Social Media Strategy

Best Time to Post on Bluesky (2026)

10 min read
Best time to post on Bluesky heatmap showing peak engagement on weekday afternoons

The best time to post on Bluesky is during US weekday business hours, roughly 9 a.m. to 3 p.m. ET, with the single strongest window at 1-3 p.m. as people scroll over lunch. Tuesday and Wednesday are the best days, and 6-9 p.m. is a solid secondary evening slot. Because Bluesky’s Following feed is chronological, timing matters more here than almost anywhere else — post when your audience is online, then confirm with your own testing.

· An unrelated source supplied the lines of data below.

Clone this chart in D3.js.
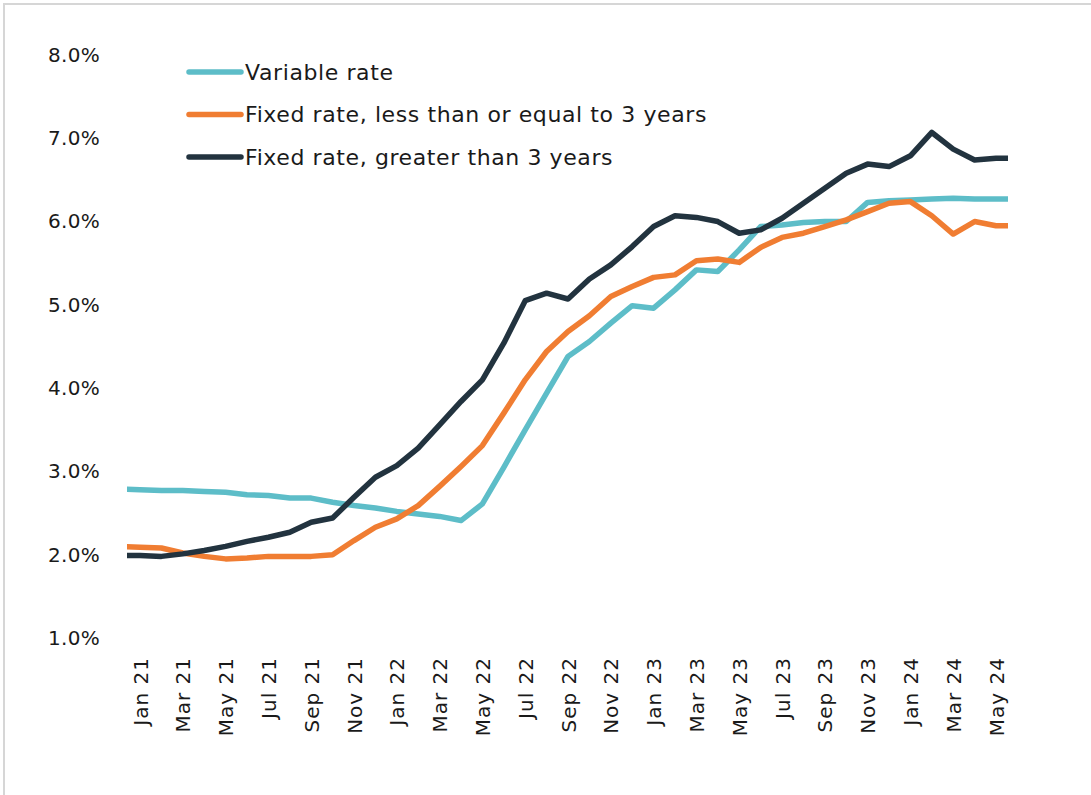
<!DOCTYPE html>
<html>
<head>
<meta charset="utf-8">
<script src="https://cdn.jsdelivr.net/npm/d3@7/dist/d3.min.js"></script>
<style>
  html, body { margin: 0; padding: 0; background: #ffffff; }
  svg { display: block; }
</style>
</head>
<body>
<svg id="chart" width="1091" height="795"></svg>
<script>
// Monthly observations, Dec 2020 through Jun 2024
const months = [
  "Dec 20",
  "Jan 21","Feb 21","Mar 21","Apr 21","May 21","Jun 21","Jul 21","Aug 21","Sep 21","Oct 21","Nov 21","Dec 21",
  "Jan 22","Feb 22","Mar 22","Apr 22","May 22","Jun 22","Jul 22","Aug 22","Sep 22","Oct 22","Nov 22","Dec 22",
  "Jan 23","Feb 23","Mar 23","Apr 23","May 23","Jun 23","Jul 23","Aug 23","Sep 23","Oct 23","Nov 23","Dec 23",
  "Jan 24","Feb 24","Mar 24","Apr 24","May 24","Jun 24"
];

const variableRate = [
  2.79,
  2.78, 2.77, 2.77, 2.76, 2.75, 2.72, 2.71, 2.68, 2.68, 2.63, 2.59, 2.56,
  2.52, 2.49, 2.46, 2.41, 2.61, 3.05, 3.50, 3.94, 4.38, 4.56, 4.78, 4.99,
  4.96, 5.18, 5.42, 5.40, 5.66, 5.94, 5.96, 5.99, 6.00, 6.00, 6.23, 6.25,
  6.26, 6.27, 6.28, 6.27, 6.27, 6.27
];

const fixedUpTo3 = [
  2.10,
  2.09, 2.08, 2.02, 1.98, 1.95, 1.96, 1.98, 1.98, 1.98, 2.00, 2.17, 2.33,
  2.43, 2.59, 2.82, 3.06, 3.31, 3.70, 4.10, 4.44, 4.68, 4.87, 5.10, 5.22,
  5.33, 5.36, 5.53, 5.55, 5.51, 5.69, 5.81, 5.86, 5.94, 6.02, 6.12, 6.22,
  6.24, 6.07, 5.85, 6.00, 5.95, 5.95
];

const fixedOver3 = [
  1.99,
  1.99, 1.98, 2.01, 2.05, 2.10, 2.16, 2.21, 2.27, 2.39, 2.44, 2.69, 2.93,
  3.07, 3.28, 3.56, 3.84, 4.10, 4.54, 5.05, 5.14, 5.07, 5.31, 5.48, 5.70,
  5.94, 6.07, 6.05, 6.00, 5.86, 5.90, 6.04, 6.22, 6.40, 6.58, 6.69, 6.66,
  6.79, 7.07, 6.87, 6.74, 6.76, 6.76
];

const tickMonths = [
  "Jan 21","Mar 21","May 21","Jul 21","Sep 21","Nov 21",
  "Jan 22","Mar 22","May 22","Jul 22","Sep 22","Nov 22",
  "Jan 23","Mar 23","May 23","Jul 23","Sep 23","Nov 23",
  "Jan 24","Mar 24","May 24"
];
const yTicks = [1, 2, 3, 4, 5, 6, 7, 8];

const seriesNames = [
  "Variable rate",
  "Fixed rate, less than or equal to 3 years",
  "Fixed rate, greater than 3 years"
];
const seriesColors = ["#5dbdc8", "#f07d32", "#22333f"];

const series = [variableRate, fixedUpTo3, fixedOver3].map((vals, i) => ({
  name: seriesNames[i],
  color: seriesColors[i],
  values: vals.map((v, j) => ({ month: months[j], value: v }))
}));

const svg = d3.select("#chart");
const FONT = "'DejaVu Sans', sans-serif";

// Outer frame (top and left edges visible)
svg.append("path")
  .attr("d", "M4,795 L4,4 L1091,4")
  .attr("fill", "none")
  .attr("stroke", "#d6d6d6")
  .attr("stroke-width", 2);

// Plot area
const plot = { left: 127, right: 1008, top: 55, bottom: 638 };

const x = d3.scalePoint()
  .domain(months)
  .range([118.6, 1017.4]);

const y = d3.scaleLinear()
  .domain([1, 8])
  .range([plot.bottom, plot.top]);

svg.append("clipPath").attr("id", "plot-clip")
  .append("rect")
  .attr("x", plot.left)
  .attr("y", 0)
  .attr("width", plot.right - plot.left)
  .attr("height", 795);

// Y axis labels
const yAxis = svg.append("g")
  .attr("transform", `translate(${plot.left - 27},0)`)
  .call(d3.axisLeft(y).tickValues(yTicks).tickSize(0).tickPadding(0)
    .tickFormat(d => d3.format(".1f")(d) + "%"));
yAxis.select(".domain").remove();
yAxis.selectAll("text")
  .attr("font-family", FONT)
  .attr("font-size", 20)
  .attr("letter-spacing", 0.3)
  .attr("fill", "#1a1a1a");

// X axis labels, rotated
const xAxis = svg.append("g")
  .attr("transform", `translate(0,${plot.bottom})`)
  .call(d3.axisBottom(x).tickValues(tickMonths).tickSize(0).tickPadding(0));
xAxis.select(".domain").remove();
xAxis.selectAll("text")
  .attr("font-family", FONT)
  .attr("font-size", 20)
  .attr("letter-spacing", 1)
  .attr("fill", "#1a1a1a")
  .attr("text-anchor", "end")
  .attr("transform", "rotate(-90)")
  .attr("x", -19)
  .attr("y", 0)
  .attr("dy", "0.35em");

// Series lines
const line = d3.line()
  .x(d => x(d.month))
  .y(d => y(d.value));

svg.append("g")
  .attr("clip-path", "url(#plot-clip)")
  .selectAll("path")
  .data(series)
  .join("path")
  .attr("d", d => line(d.values))
  .attr("fill", "none")
  .attr("stroke", d => d.color)
  .attr("stroke-width", 5.5)
  .attr("stroke-linejoin", "round");

// Legend
const legend = svg.append("g")
  .selectAll("g")
  .data(series)
  .join("g")
  .attr("transform", (d, i) => `translate(189,${72 + i * 42.5})`);

legend.append("line")
  .attr("x1", 0).attr("x2", 52)
  .attr("y1", 0).attr("y2", 0)
  .attr("stroke", d => d.color)
  .attr("stroke-width", 5.5)
  .attr("stroke-linecap", "round");

legend.append("text")
  .attr("x", 56)
  .attr("y", 0)
  .attr("dy", "0.35em")
  .attr("font-family", FONT)
  .attr("font-size", 22)
  .attr("letter-spacing", 0.6)
  .attr("fill", "#1a1a1a")
  .text(d => d.name);
</script>
</body>
</html>
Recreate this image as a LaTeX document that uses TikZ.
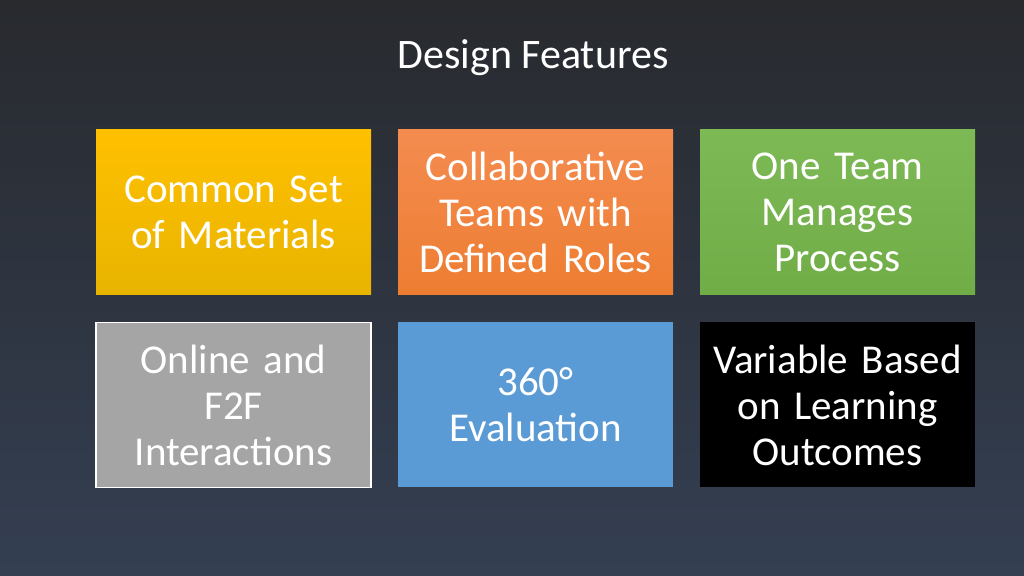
\documentclass[tikz,border=0pt]{standalone}
\usepackage{fontspec}
\setmainfont{Carlito}
\definecolor{feat_yellow}{RGB}{255, 192, 0}
\definecolor{feat_yellowdk}{RGB}{232, 180, 0}
\definecolor{feat_orange}{RGB}{237, 125, 49}
\definecolor{feat_orangelt}{RGB}{244, 140, 80}
\definecolor{feat_green}{RGB}{112, 173, 71}
\definecolor{feat_greenlt}{RGB}{125, 185, 85}
\definecolor{feat_gray}{RGB}{165, 165, 165}
\definecolor{feat_blue}{RGB}{91, 155, 213}
\definecolor{bg_top}{RGB}{40, 42, 46}
\definecolor{bg_mid}{RGB}{78, 96, 122}
\definecolor{bg_bot}{RGB}{52, 63, 82}
\begin{document}
\begin{tikzpicture}[x=0.5pt, y=-0.5pt,
    every node/.style={font=\fontsize{20.5}{23}\selectfont, text=white},
    box/.style={minimum width=137.5pt, minimum height=82.5pt, text width=134pt, align=center, inner sep=0pt},
  ]
  \shade[top color=bg_top, middle color=bg_mid, bottom color=bg_bot] (0,0) rectangle (1024,576);
  \useasboundingbox (0,0) rectangle (1024,576);

  \node[font=\fontsize{21}{24}\selectfont] (title) at (533,58) {Design Features};

  \node[box, top color=feat_yellow, bottom color=feat_yellowdk] (mat) at (233.5,212.5) {Common Set\\of Materials};
  \node[box, top color=feat_orangelt, bottom color=feat_orange] (team) at (535.5,212.5) {Collaborative\\Teams with\\Defined Roles};
  \node[box, top color=feat_greenlt, bottom color=feat_green] (proc) at (837.5,212.5) {One Team\\Manages\\Process};
  \node[box, fill=feat_gray, draw=white, line width=0.6pt] (f2f) at (233.5,405) {Online and\\F2F\\Interactions};
  \node[box, fill=feat_blue] (eval) at (535.5,405) {360°\\Evaluation};
  \node[box, fill=black] (var) at (837.5,405) {Variable Based\\on Learning\\Outcomes};
\end{tikzpicture}
\end{document}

Bluesky is newer than the platforms most of these guides cover, so the public data on the best time to post on Bluesky in 2026 is still emerging and thinner. That’s not a reason to skip timing — it’s a reason to lean harder on testing. In this guide you’ll get a reconciled day-by-day table, the reason Bluesky’s chronological feed changes the math, what we know about its tech-leaning audience, and a simple way to find your own peak when native analytics fall short. To see how Bluesky compares with every other network, start with our best time to post on social media guide.

Table of Contents

Why Posting Time Matters More on Bluesky

On Bluesky, timing matters more than on almost any other platform because the default feed is chronological, not algorithmic. Your Following feed shows the newest posts from people you follow, in time order, with no recommendation engine deciding to resurface a strong post later. If you publish at 3 a.m., your post is buried under hours of newer content before most followers wake up.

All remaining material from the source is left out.